On 15 February 2021, HM Treasury issued a consultation ‘Supporting the wind-down of critical benchmarks’.

The Financial Services Bill (FS Bill) amends the onshored Benchmarks Regulation (BMR) so that the FCA may manage a situation in which a critical benchmark has become or is at risk of becoming unrepresentative and it may be impractical or undesirable to restore its representativeness. In particular, the FCA may designate a benchmark that is unrepresentative or is at risk of becoming unrepresentative under Article 23A, with the result that its use (as defined in the BMR) is prohibited by virtue of Article 23B, except where legacy use is permitted by the FCA under Article 23C. The Article 23A benchmark may be published under a changed methodology, which may no longer be representative of the underlying market or economic reality that the benchmark sought to measure, using powers under Article 23D, in order to facilitate an orderly cessation.
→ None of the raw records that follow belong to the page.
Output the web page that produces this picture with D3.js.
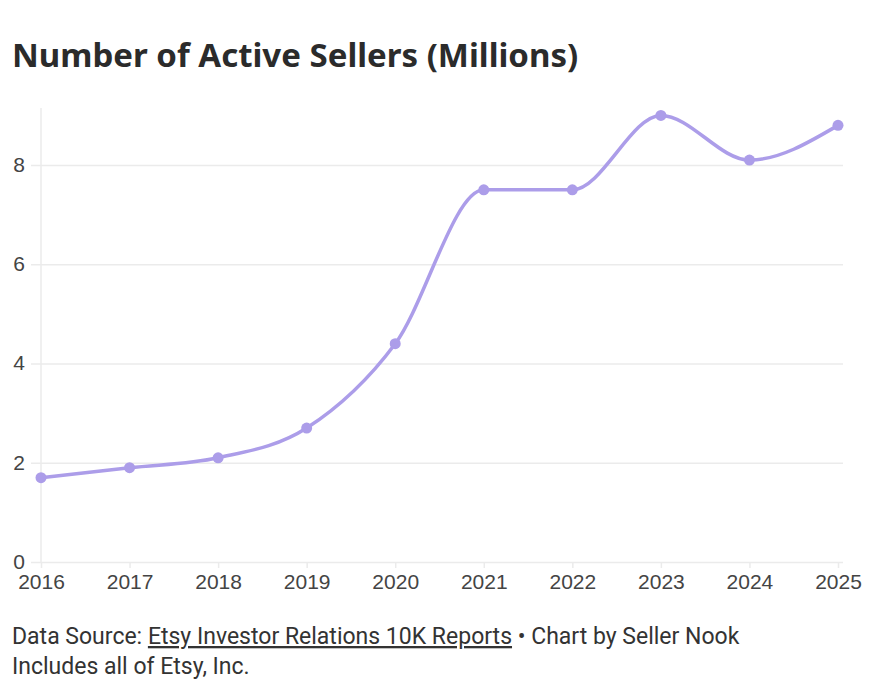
<!DOCTYPE html>
<html>
<head>
<meta charset="utf-8">
<script src="https://cdn.jsdelivr.net/npm/d3@7"></script>
<style>
  body { margin: 0; background: #fff; }
  svg { font-family: "Roboto", "Liberation Sans", sans-serif; }
</style>
</head>
<body>
<div id="chart"></div>
<script>
// Data
const years = [2016, 2017, 2018, 2019, 2020, 2021, 2022, 2023, 2024, 2025];
const sellers = [1.7, 1.9, 2.1, 2.7, 4.4, 7.5, 7.5, 9.0, 8.1, 8.8];
const yTicks = [0, 2, 4, 6, 8];

const W = 884, H = 683;
const margin = { top: 108, right: 46, bottom: 121, left: 41 };
const width = W - margin.left - margin.right;
const height = H - margin.top - margin.bottom;

const svg = d3.select("#chart").append("svg")
  .attr("width", W).attr("height", H);

// Title
svg.append("text")
  .attr("x", 12).attr("y", 67)
  .attr("font-family", "'Noto Sans', sans-serif")
  .attr("font-weight", 700)
  .attr("font-size", 33)
  .attr("fill", "#2b2b2b")
  .text("Number of Active Sellers (Millions)");

const g = svg.append("g").attr("transform", `translate(${margin.left},${margin.top})`);

const x = d3.scaleLinear().domain([2016, 2025]).range([0, width]);
const y = d3.scaleLinear().domain([0, 9.15]).range([height, 0]);

// horizontal gridlines
g.append("g")
  .call(d3.axisLeft(y).tickValues(yTicks).tickSize(-width - 5))
  .call(a => a.select(".domain").remove())
  .call(a => a.selectAll(".tick line").attr("stroke", "#ebebeb").attr("x1", -10).attr("stroke-width", 1.5))
  .call(a => a.selectAll(".tick text")
    .attr("font-size", 21).attr("fill", "#444").attr("x", -16).attr("dy", "0.3em"));

// y axis line
g.append("line")
  .attr("x1", 0).attr("x2", 0).attr("y1", 0).attr("y2", height)
  .attr("stroke", "#ebebeb").attr("stroke-width", 1.5);

// x axis
g.append("g")
  .attr("transform", `translate(0,${height})`)
  .call(d3.axisBottom(x).tickValues(years).tickFormat(d3.format("d")).tickSize(6).tickPadding(6))
  .call(a => a.select(".domain").remove())
  .call(a => a.selectAll(".tick line").attr("stroke", "#ebebeb").attr("stroke-width", 1.5))
  .call(a => a.selectAll(".tick text").attr("font-size", 21).attr("fill", "#444"));

const data = years.map((yr, i) => ({ year: yr, value: sellers[i] }));

const line = d3.line()
  .x(d => x(d.year))
  .y(d => y(d.value))
  .curve(d3.curveMonotoneX);

g.append("path")
  .datum(data)
  .attr("fill", "none")
  .attr("stroke", "#ac9de9")
  .attr("stroke-width", 3.5)
  .attr("d", line);

g.selectAll(".dot")
  .data(data)
  .enter()
  .append("circle")
  .attr("class", "dot")
  .attr("cx", d => x(d.year))
  .attr("cy", d => y(d.value))
  .attr("r", 5.5)
  .attr("fill", "#ac9de9");

// Footer
const foot = svg.append("text")
  .attr("x", 12).attr("y", 644)
  .attr("font-size", 23).attr("fill", "#333");
foot.append("tspan").text("Data Source: ");
foot.append("tspan").attr("text-decoration", "underline").text("Etsy Investor Relations 10K Reports");
foot.append("tspan").text(" \u2022 Chart by Seller Nook");

svg.append("text")
  .attr("x", 12).attr("y", 674)
  .attr("font-size", 23).attr("fill", "#333")
  .text("Includes all of Etsy, Inc.");
</script>
</body>
</html>
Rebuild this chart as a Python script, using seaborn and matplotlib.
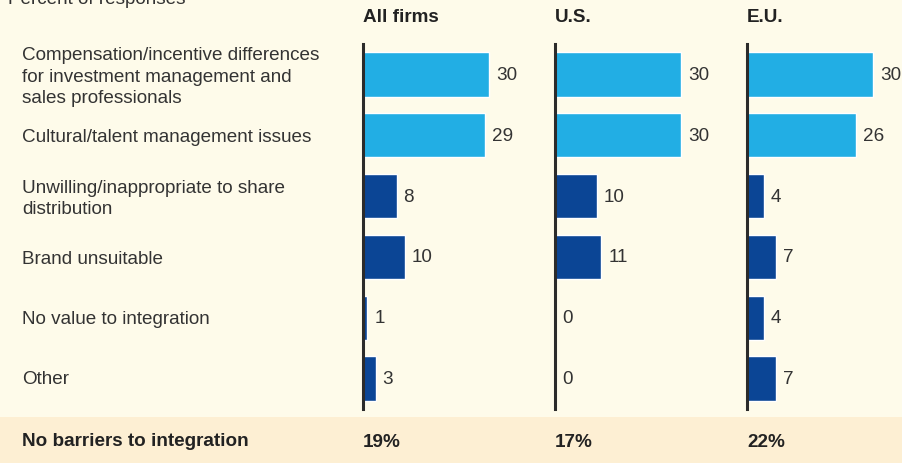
import pandas as pd
import matplotlib.pyplot as plt
import seaborn as sns

# Barriers to integration, percent of responses
barriers = [
    "Compensation/incentive differences\nfor investment management and\nsales professionals",
    "Cultural/talent management issues",
    "Unwilling/inappropriate to share\ndistribution",
    "Brand unsuitable",
    "No value to integration",
    "Other",
]
groups = ["All firms", "U.S.", "E.U."]
all_firms = [30, 29, 8, 10, 1, 3]
us = [30, 30, 10, 11, 0, 0]
eu = [30, 26, 4, 7, 4, 7]
no_barriers = ["19%", "17%", "22%"]

bar_kind = ["people", "people", "other", "other", "other", "other"]
palette = {"people": "#22AEE4", "other": "#0B4595"}

bg = "#FEFBEA"
band = "#FDEFD3"
txt = "#333333"
fs = 13.6

sns.set_theme(style="white")
plt.rcParams["font.family"] = ["Liberation Sans", "DejaVu Sans"]

fig = plt.figure(figsize=(9.02, 4.64), dpi=100)
fig.patch.set_facecolor(bg)

W, H = 902, 464
# bottom band
fig.patches.append(plt.Rectangle((0, 0), 1, 46 / H, transform=fig.transFigure,
                                 facecolor=band, edgecolor="none", zorder=0))

fig.text(22 / W, 1 - 441 / H, "No barriers to integration", fontsize=fs,
         fontweight="bold", color="#222222", va="center", ha="left")

fig.text(8 / W, 1 + 1 / H, "Percent of responses", fontsize=fs, color=txt,
         va="center", ha="left")

lefts = [363, 555, 747]
panel_w = 190
top_px, bot_px = 45, 410
series = [all_firms, us, eu]

for i, (g, vals) in enumerate(zip(groups, series)):
    ax = fig.add_axes([lefts[i] / W, 1 - bot_px / H, panel_w / W, (bot_px - top_px) / H])
    ax.set_facecolor("none")
    df = pd.DataFrame({"barrier": barriers, "value": vals, "kind": bar_kind})
    sns.barplot(data=df, x="value", y="barrier", hue="kind", palette=palette,
                dodge=False, width=0.73, saturation=1, legend=False, ax=ax)
    ax.set_xlim(0, 45.2)
    ax.set_ylim(5.5, -0.5)
    ax.set_xlabel("")
    ax.set_ylabel("")
    ax.set_xticks([])
    ax.set_yticks([])
    for s in ["top", "right", "bottom"]:
        ax.spines[s].set_visible(False)
    ax.spines["left"].set_color("#2B2B2B")
    ax.spines["left"].set_linewidth(2.2)
    for container in ax.containers:
        ax.bar_label(container, fmt="%d", padding=5, fontsize=fs, color=txt)
    fig.text(lefts[i] / W, 1 - 18 / H, g, fontsize=fs, fontweight="bold",
             color="#222222", va="center", ha="left")
    fig.text(lefts[i] / W, 1 - 443 / H, no_barriers[i], fontsize=fs,
             fontweight="bold", color="#222222", va="center", ha="left")

# category labels, row centres line up with the bars
row_px = [77, 138, 199, 259, 320, 380]
for lab, y in zip(barriers, row_px):
    fig.text(22 / W, 1 - y / H, lab, fontsize=fs, color=txt, va="center",
             ha="left", linespacing=1.32)

fig.savefig("out.png", dpi=100, facecolor=bg)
The FCA will exercise these powers where it considers it necessary to further its objectives of consumer protection and preserving market integrity.

Following the introduction of the FS Bill to Parliament, HM Treasury reports that a number of stakeholders have approached it suggesting that a supplementary legal ‘safe harbour’ should be incorporated for relevant legacy contracts. Stakeholders envisage that the safe harbour would be a useful contingency in reducing the potential risk of contractual uncertainty and disputes in respect of certain legacy contracts referencing or relying upon a benchmark that has been designated as an Article 23A benchmark, and that may be subject to a change in methodology under Article 23D.

HM Treasury states that stakeholders have suggested that a legal safe harbour would apply to legacy contracts (i.e. contracts written before an Article 23A designation is announced), and would have the following features:

  • It would provide for legal certainty that references to a critical benchmark in certain legacy contracts should continue to be read as such following its designation as an Article 23A benchmark and any changes made to its methodology under Article 23D.
  • It would provide that neither the designation of a critical benchmark as an Article 23A benchmark nor any change to the methodology under Article 23D would in itself be a basis for either a cause of action, liability or grounds for litigation between parties to contracts.

Given stakeholders’ comments HM Treasury has issued a consultation seeking views on whether a legal safe harbour could be a helpful supplement to the provisions inserted into the BMR by the FS Bill. The consultation looks to gain views on whether there is a case for introducing legislation and, if it is warranted, the design and scope of any such legislation.

The consultation closes on 15 March 2021.